The on-going case over Java licensing for the Android operating system between Oracle and Google is one example of an IP war. That dispute threatens the future of the Android as a mobile platform. Loss of the case may even prohibit Google from being able to distribute Android, and that would disrupt the operations of many hardware makers who use Android in their smartphones, tablets and other electronic devices. A decision against Android could even result in preventing companies from distributing Android-based devices to their employees, although once Android device manufacturing is shut down there wouldn’t be a replenished supply of devices around to distribute. Although such an outcome may be a longshot, it could have a devastating effect in the mobile marketplace where the Android operating system now has 50.1 percent of market share, compared to 30 percent for Apple products.
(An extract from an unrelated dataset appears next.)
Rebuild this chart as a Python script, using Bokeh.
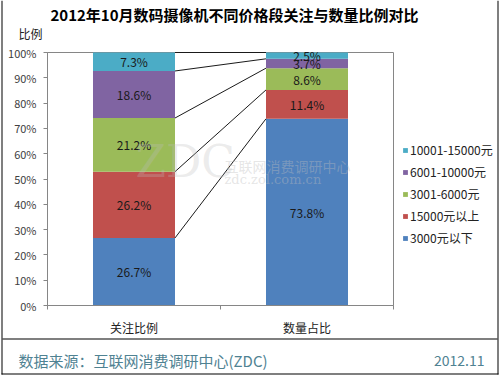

In another case, Microsoft recently bought over 800 patents from AOL and gained non-exclusive access to another 300 for a cool $1 billion. The patents involved cover areas such as advertising, search, content generation/management, social networking, mapping, multimedia/streaming, and security. This follows on a agreement made in June 2011 where Microsoft and Apple took control of over 6000 patents from Nortel Networks for $4.5 billion. At the time, George A. Riedel, chief strategy officer at Nortel, said that “The size and dollar value for this transaction is unprecedented, as was the significant interest in the portfolio among major companies around the world.”
But just two months after the Nortel deal, Google shelled out $12.5 billion for Motorola Mobility which included a cache of 24,000 patents. Google is looking to sell the Motorola Mobility business but will likely hold onto the trove of patents which it acquired in the deal.
It’s interesting to note that when viewed from the perspective of companies who are creating new patents in the area of mobile devices, Google doesn’t even rank in the top 10 companies. Nokia and Samsung rank as number 1 and 2.
Intellectual property is clearly an important and complex area. The central theme of most discussions around it center on ‘fairness’. Fairness to those with the creativity and inventiveness to build and design new things. But also fairness to others who want to further invent and compete in the marketplace — currently new competition can be effectively locked out of new markets, allowing others to hold monopolies. It’s likely that the struggle over IP, fairness and regulations will take some time to sort out.